Short problem ▸
Write out, word for word, the stretch of lines beginning at the one with "What TikZ code" and ending at the one with "(d2s) -- (d2e);", omitting the images.

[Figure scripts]
◆ ◆ ◆ ◆

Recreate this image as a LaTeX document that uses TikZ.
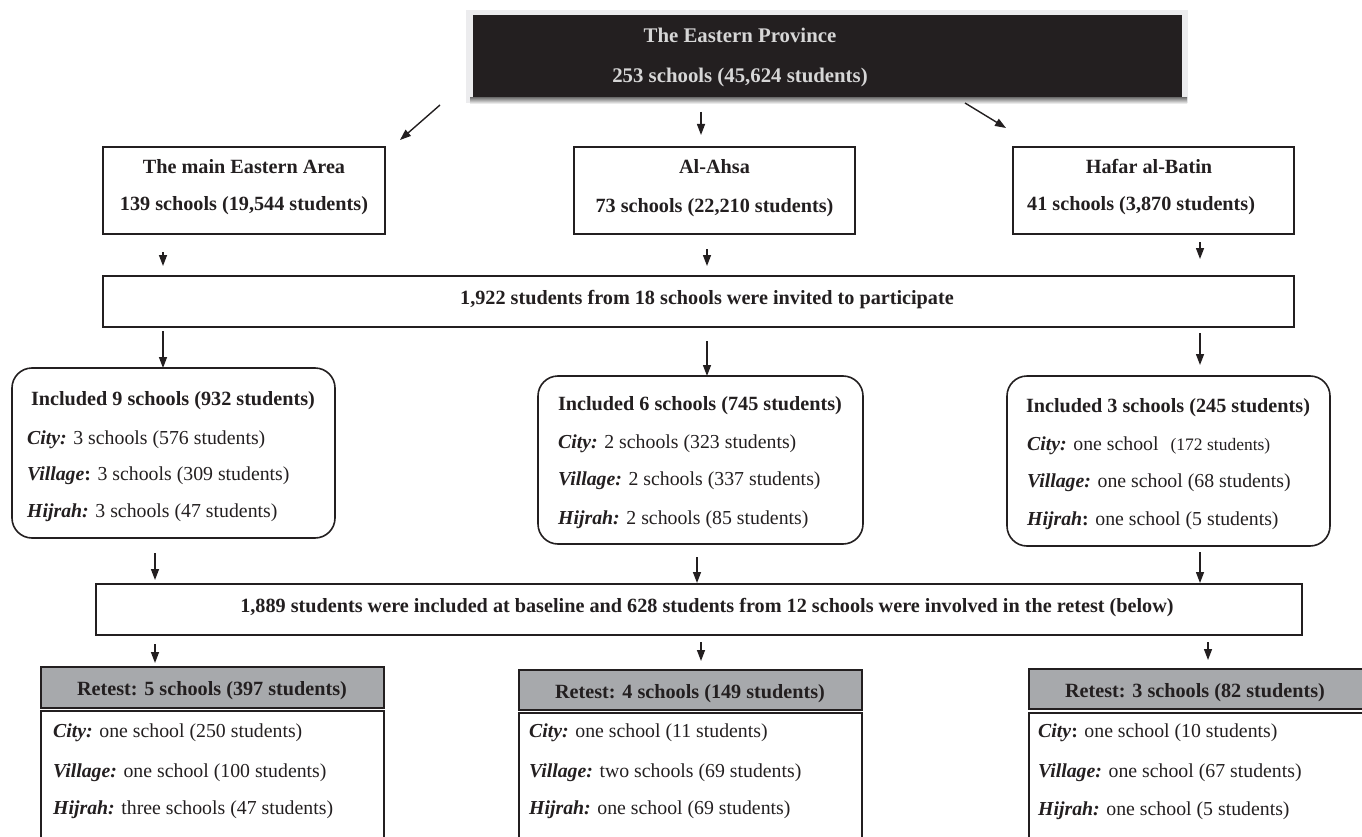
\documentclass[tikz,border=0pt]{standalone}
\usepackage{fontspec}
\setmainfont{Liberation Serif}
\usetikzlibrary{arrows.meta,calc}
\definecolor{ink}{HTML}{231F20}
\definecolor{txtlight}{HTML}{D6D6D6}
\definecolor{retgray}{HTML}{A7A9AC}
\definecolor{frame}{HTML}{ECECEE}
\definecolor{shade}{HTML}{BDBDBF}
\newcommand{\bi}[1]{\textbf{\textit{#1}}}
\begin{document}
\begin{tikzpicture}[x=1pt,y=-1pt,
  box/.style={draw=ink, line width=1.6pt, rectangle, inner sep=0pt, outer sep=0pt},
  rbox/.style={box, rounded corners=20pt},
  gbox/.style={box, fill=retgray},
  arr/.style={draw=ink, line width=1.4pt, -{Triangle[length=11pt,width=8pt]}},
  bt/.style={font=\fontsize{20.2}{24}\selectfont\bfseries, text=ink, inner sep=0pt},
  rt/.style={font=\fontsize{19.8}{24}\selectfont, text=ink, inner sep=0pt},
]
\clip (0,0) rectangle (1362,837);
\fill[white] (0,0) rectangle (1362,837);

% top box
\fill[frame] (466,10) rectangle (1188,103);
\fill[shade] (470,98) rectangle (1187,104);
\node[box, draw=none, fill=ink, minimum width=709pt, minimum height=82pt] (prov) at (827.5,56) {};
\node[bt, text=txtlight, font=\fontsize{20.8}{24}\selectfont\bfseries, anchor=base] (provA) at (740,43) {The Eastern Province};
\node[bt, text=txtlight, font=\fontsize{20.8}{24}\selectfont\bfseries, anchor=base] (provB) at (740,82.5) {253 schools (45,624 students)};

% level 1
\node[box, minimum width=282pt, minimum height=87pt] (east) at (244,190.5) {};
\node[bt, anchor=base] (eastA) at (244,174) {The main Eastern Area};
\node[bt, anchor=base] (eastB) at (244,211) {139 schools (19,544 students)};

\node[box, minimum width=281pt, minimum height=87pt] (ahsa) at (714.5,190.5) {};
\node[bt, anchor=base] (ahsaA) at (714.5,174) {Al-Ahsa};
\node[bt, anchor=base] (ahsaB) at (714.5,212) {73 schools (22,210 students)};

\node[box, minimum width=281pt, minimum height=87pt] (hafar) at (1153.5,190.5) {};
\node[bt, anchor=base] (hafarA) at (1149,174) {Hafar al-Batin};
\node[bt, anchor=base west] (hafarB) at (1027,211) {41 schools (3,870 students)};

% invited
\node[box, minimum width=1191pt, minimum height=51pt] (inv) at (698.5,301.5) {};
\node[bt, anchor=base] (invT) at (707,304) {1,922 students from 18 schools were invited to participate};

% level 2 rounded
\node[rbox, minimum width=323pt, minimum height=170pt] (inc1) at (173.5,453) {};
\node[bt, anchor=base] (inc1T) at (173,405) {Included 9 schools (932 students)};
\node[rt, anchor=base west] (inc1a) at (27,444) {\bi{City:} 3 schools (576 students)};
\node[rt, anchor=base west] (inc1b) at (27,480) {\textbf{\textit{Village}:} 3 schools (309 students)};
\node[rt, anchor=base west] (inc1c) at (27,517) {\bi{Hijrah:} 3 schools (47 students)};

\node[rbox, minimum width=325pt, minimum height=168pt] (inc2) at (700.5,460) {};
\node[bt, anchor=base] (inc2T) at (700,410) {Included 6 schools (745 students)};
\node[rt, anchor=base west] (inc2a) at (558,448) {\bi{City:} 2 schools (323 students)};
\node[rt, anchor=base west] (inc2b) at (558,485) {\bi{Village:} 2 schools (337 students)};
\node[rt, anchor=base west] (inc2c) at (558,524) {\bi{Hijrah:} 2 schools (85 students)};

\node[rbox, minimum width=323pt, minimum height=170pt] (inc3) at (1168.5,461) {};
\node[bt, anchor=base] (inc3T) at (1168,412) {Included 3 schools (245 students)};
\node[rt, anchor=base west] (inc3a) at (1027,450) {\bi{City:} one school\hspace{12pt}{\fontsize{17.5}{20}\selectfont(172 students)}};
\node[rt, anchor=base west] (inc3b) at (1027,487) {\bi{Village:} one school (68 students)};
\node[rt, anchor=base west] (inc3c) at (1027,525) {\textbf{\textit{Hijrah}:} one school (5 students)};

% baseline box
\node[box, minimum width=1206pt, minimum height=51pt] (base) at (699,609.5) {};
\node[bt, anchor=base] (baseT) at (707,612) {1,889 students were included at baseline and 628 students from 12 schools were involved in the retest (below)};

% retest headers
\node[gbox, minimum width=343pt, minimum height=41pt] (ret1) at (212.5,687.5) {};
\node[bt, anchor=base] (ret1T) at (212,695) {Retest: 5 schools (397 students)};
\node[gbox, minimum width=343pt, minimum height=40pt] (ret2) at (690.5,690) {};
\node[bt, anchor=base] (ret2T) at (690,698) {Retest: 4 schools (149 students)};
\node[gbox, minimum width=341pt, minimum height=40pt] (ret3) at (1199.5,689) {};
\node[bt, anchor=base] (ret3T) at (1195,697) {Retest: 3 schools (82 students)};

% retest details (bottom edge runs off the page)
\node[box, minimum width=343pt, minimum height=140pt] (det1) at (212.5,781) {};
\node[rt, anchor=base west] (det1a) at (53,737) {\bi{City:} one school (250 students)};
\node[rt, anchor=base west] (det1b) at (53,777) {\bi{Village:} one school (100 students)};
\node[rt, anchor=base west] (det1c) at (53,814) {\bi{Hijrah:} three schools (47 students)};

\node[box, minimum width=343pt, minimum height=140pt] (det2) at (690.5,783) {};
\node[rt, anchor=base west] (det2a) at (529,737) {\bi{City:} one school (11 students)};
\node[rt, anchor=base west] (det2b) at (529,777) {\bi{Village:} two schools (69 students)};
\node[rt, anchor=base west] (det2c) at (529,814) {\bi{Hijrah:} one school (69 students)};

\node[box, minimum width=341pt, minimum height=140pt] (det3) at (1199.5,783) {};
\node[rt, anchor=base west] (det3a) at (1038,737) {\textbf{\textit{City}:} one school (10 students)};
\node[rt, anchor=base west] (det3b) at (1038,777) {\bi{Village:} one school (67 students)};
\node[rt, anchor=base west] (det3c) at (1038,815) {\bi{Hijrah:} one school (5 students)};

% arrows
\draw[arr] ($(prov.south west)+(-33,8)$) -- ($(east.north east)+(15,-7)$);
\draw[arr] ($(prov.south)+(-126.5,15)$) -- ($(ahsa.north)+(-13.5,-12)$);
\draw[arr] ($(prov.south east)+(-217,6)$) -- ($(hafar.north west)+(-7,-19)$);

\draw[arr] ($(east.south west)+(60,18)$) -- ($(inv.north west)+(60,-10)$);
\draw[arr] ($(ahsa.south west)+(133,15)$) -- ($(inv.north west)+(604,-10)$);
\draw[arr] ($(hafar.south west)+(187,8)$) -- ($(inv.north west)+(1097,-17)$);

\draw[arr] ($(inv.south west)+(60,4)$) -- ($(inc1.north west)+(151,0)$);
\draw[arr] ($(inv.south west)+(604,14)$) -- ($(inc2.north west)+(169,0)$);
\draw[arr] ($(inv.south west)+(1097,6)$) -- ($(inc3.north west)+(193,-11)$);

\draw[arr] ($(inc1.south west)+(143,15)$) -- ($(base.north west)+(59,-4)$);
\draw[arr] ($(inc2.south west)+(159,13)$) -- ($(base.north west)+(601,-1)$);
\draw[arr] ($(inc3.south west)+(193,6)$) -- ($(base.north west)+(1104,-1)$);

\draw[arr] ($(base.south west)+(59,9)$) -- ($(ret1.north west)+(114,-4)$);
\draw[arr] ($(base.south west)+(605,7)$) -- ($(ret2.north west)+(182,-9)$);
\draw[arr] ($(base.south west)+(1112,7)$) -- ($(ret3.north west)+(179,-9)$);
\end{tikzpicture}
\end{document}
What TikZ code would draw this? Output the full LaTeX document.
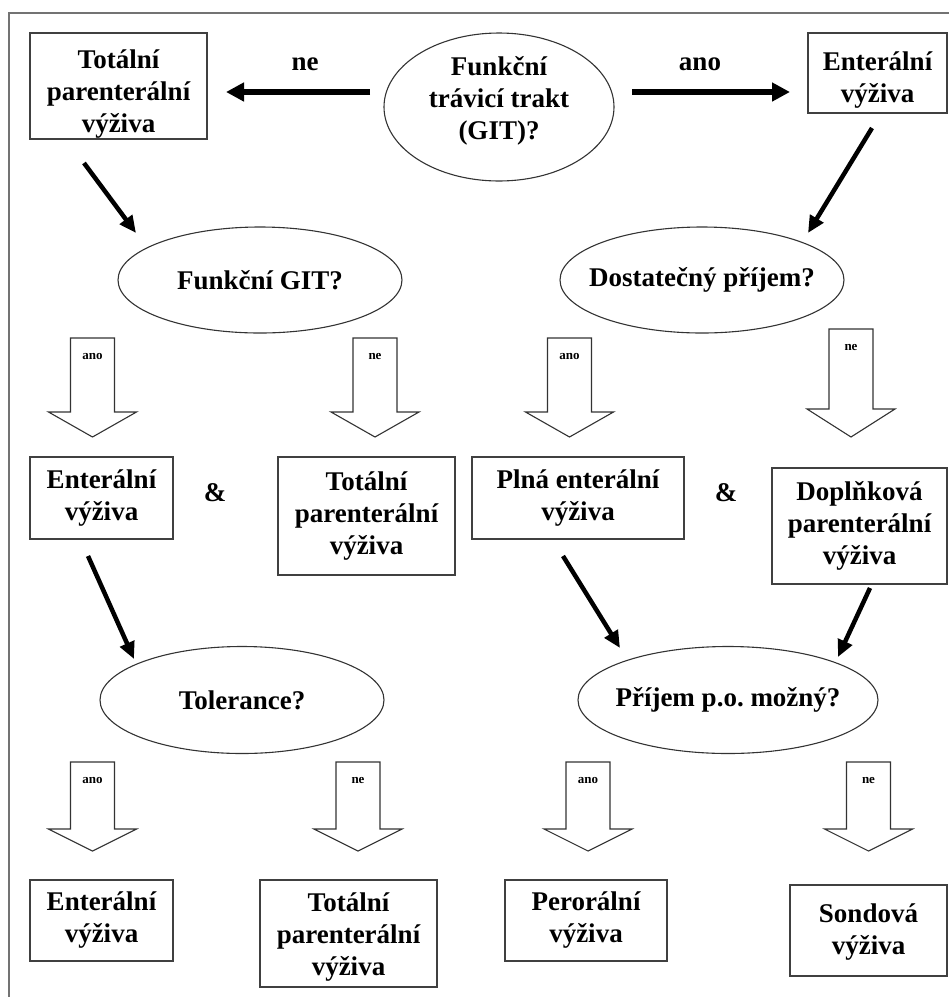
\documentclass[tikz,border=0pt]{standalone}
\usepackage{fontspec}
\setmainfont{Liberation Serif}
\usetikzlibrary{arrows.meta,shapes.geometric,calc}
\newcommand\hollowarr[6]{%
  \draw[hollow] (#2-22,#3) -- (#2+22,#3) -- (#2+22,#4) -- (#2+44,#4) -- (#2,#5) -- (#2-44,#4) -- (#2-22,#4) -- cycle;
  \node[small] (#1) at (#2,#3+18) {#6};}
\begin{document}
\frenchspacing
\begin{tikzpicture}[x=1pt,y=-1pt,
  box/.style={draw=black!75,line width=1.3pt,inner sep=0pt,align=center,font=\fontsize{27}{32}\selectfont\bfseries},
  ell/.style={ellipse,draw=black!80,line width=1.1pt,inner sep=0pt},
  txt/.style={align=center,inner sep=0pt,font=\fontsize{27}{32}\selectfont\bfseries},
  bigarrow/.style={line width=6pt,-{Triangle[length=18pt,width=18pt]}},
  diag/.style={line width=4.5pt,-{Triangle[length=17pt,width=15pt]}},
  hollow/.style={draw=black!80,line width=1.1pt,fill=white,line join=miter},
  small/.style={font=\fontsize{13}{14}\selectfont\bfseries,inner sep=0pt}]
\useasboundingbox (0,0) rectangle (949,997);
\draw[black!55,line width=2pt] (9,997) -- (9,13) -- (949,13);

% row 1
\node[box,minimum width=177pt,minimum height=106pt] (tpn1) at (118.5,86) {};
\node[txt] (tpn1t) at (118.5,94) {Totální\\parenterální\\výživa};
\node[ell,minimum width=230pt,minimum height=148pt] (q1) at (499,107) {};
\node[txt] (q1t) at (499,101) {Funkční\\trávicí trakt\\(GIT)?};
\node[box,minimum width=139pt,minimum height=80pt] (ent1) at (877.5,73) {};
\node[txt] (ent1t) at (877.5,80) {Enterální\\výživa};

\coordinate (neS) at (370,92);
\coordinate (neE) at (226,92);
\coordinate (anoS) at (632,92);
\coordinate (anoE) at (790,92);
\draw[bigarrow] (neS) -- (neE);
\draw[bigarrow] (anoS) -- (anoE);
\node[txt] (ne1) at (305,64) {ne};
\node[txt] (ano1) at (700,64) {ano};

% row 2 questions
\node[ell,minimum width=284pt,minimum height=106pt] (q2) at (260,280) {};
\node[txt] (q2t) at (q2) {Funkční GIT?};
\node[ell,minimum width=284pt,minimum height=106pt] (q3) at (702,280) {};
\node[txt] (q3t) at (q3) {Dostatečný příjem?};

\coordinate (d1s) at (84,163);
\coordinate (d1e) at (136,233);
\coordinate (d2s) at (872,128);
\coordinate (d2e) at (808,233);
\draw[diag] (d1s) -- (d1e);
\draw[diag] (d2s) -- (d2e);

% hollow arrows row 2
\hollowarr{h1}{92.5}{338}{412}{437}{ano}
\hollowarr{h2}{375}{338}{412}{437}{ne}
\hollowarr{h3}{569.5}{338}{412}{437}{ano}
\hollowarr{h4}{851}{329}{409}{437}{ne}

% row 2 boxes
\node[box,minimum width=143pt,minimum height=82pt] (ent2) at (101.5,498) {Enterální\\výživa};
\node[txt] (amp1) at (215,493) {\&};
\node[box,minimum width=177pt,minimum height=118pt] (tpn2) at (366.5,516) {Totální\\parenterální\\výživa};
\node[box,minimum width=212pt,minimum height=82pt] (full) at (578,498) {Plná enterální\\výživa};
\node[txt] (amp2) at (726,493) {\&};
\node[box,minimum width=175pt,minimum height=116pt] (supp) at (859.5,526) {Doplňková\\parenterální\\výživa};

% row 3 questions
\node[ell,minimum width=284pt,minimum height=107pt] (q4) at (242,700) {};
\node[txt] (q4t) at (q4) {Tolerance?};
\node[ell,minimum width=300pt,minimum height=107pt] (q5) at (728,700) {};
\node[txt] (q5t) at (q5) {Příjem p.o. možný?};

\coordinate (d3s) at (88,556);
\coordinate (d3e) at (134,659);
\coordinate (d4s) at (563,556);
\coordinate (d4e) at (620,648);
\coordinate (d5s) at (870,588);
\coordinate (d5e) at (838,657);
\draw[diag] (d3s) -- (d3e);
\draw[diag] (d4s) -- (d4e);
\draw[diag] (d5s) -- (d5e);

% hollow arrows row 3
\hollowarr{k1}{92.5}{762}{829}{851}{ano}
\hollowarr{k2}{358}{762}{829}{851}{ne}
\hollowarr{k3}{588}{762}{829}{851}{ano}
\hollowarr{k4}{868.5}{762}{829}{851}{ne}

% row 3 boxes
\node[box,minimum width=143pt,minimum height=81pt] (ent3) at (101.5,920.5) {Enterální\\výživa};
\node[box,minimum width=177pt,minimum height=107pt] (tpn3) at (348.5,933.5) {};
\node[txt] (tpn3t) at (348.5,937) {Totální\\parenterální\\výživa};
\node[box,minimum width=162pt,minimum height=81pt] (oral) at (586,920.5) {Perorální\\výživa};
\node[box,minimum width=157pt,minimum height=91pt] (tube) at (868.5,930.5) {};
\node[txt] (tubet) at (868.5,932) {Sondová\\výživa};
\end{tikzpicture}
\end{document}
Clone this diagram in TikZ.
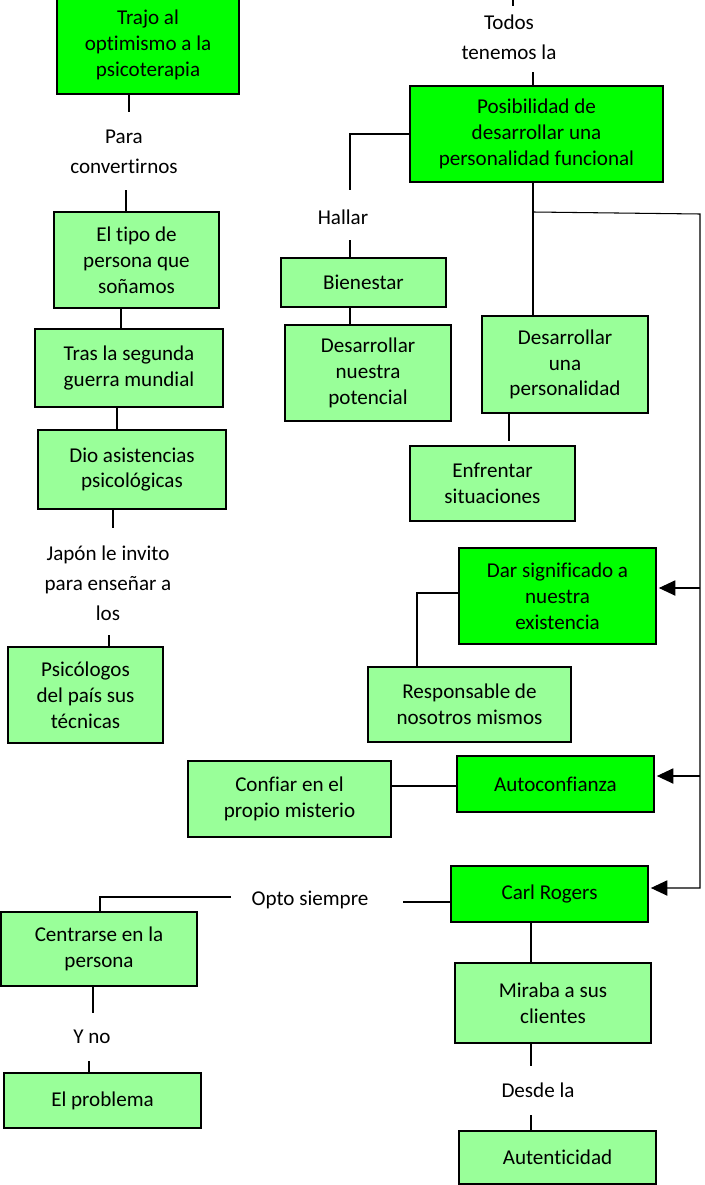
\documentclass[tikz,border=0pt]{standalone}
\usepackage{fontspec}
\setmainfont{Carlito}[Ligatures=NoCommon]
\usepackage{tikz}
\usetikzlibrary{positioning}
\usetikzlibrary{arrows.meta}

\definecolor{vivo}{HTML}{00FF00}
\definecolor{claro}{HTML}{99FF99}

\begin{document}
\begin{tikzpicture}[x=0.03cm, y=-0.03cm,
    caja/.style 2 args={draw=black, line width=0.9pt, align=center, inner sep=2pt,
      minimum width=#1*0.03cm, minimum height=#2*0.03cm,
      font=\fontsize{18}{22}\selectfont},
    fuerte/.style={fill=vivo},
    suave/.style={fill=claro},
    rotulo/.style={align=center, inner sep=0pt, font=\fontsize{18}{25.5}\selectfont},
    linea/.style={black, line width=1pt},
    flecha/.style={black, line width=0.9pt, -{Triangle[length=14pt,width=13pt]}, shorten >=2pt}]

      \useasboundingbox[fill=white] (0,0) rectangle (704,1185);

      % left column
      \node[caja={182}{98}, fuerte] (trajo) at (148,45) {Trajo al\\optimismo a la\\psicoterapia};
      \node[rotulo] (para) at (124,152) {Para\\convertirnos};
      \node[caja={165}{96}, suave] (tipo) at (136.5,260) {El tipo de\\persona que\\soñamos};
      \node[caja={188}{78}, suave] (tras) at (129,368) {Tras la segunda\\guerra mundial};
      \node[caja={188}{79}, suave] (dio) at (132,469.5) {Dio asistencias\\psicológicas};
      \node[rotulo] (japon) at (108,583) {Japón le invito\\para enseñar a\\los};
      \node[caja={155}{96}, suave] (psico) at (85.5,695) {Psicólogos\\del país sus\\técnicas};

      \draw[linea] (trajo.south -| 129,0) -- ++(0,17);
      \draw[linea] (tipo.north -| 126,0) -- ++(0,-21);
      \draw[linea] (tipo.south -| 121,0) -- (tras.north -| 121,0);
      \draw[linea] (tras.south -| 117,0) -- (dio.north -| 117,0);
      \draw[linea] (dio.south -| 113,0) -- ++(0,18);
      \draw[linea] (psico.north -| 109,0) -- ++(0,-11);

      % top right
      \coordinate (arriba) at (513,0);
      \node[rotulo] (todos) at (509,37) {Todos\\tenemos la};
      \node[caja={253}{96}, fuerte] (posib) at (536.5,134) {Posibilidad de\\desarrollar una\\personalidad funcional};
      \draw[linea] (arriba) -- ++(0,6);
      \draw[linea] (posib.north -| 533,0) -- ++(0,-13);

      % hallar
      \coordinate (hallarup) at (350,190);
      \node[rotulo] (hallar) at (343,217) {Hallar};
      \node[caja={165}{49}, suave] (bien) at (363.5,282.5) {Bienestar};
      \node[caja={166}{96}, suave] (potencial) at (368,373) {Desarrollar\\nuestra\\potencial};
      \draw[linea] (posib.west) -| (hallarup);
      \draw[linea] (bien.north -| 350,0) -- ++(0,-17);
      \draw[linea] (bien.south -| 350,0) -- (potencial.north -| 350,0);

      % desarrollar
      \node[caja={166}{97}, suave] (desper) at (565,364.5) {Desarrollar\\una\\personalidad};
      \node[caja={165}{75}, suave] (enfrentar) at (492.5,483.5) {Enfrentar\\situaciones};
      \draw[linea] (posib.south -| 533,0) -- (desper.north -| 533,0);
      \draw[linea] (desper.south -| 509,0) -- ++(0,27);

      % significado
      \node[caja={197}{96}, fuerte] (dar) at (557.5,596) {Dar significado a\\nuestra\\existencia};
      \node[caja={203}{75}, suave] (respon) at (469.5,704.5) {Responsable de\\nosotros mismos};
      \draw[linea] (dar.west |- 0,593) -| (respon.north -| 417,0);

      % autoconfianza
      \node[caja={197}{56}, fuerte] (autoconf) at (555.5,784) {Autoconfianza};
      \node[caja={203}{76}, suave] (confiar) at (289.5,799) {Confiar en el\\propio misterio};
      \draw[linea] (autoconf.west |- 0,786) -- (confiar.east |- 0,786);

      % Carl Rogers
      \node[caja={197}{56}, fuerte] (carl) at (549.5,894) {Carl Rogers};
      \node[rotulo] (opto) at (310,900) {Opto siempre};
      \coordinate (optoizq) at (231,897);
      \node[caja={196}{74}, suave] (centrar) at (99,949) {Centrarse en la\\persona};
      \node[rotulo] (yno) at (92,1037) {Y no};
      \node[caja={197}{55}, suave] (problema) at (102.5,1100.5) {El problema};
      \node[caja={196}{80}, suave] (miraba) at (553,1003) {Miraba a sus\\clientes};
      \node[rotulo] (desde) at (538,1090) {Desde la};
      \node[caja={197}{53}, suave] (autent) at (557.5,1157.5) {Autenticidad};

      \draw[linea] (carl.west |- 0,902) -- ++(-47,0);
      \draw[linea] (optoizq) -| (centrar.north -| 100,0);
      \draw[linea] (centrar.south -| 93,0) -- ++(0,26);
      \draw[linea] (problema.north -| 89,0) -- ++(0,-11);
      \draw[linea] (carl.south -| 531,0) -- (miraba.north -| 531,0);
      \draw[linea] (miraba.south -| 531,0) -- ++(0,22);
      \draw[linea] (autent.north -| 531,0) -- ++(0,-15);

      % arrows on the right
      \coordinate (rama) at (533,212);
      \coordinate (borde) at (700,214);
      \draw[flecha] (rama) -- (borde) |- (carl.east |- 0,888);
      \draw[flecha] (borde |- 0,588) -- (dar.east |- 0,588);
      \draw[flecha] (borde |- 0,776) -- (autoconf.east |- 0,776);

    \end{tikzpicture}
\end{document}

◆ ◆ ◆ ◆

Complete answer ▸
What TikZ code would draw this? Output the full LaTeX document.
\documentclass[tikz,border=0pt]{standalone}
\usepackage{fontspec}
\setmainfont{Liberation Serif}
\usetikzlibrary{arrows.meta,shapes.geometric,calc}
\newcommand\hollowarr[6]{%
  \draw[hollow] (#2-22,#3) -- (#2+22,#3) -- (#2+22,#4) -- (#2+44,#4) -- (#2,#5) -- (#2-44,#4) -- (#2-22,#4) -- cycle;
  \node[small] (#1) at (#2,#3+18) {#6};}
\begin{document}
\frenchspacing
\begin{tikzpicture}[x=1pt,y=-1pt,
  box/.style={draw=black!75,line width=1.3pt,inner sep=0pt,align=center,font=\fontsize{27}{32}\selectfont\bfseries},
  ell/.style={ellipse,draw=black!80,line width=1.1pt,inner sep=0pt},
  txt/.style={align=center,inner sep=0pt,font=\fontsize{27}{32}\selectfont\bfseries},
  bigarrow/.style={line width=6pt,-{Triangle[length=18pt,width=18pt]}},
  diag/.style={line width=4.5pt,-{Triangle[length=17pt,width=15pt]}},
  hollow/.style={draw=black!80,line width=1.1pt,fill=white,line join=miter},
  small/.style={font=\fontsize{13}{14}\selectfont\bfseries,inner sep=0pt}]
\useasboundingbox (0,0) rectangle (949,997);
\draw[black!55,line width=2pt] (9,997) -- (9,13) -- (949,13);

% row 1
\node[box,minimum width=177pt,minimum height=106pt] (tpn1) at (118.5,86) {};
\node[txt] (tpn1t) at (118.5,94) {Totální\\parenterální\\výživa};
\node[ell,minimum width=230pt,minimum height=148pt] (q1) at (499,107) {};
\node[txt] (q1t) at (499,101) {Funkční\\trávicí trakt\\(GIT)?};
\node[box,minimum width=139pt,minimum height=80pt] (ent1) at (877.5,73) {};
\node[txt] (ent1t) at (877.5,80) {Enterální\\výživa};

\coordinate (neS) at (370,92);
\coordinate (neE) at (226,92);
\coordinate (anoS) at (632,92);
\coordinate (anoE) at (790,92);
\draw[bigarrow] (neS) -- (neE);
\draw[bigarrow] (anoS) -- (anoE);
\node[txt] (ne1) at (305,64) {ne};
\node[txt] (ano1) at (700,64) {ano};

% row 2 questions
\node[ell,minimum width=284pt,minimum height=106pt] (q2) at (260,280) {};
\node[txt] (q2t) at (q2) {Funkční GIT?};
\node[ell,minimum width=284pt,minimum height=106pt] (q3) at (702,280) {};
\node[txt] (q3t) at (q3) {Dostatečný příjem?};

\coordinate (d1s) at (84,163);
\coordinate (d1e) at (136,233);
\coordinate (d2s) at (872,128);
\coordinate (d2e) at (808,233);
\draw[diag] (d1s) -- (d1e);
\draw[diag] (d2s) -- (d2e);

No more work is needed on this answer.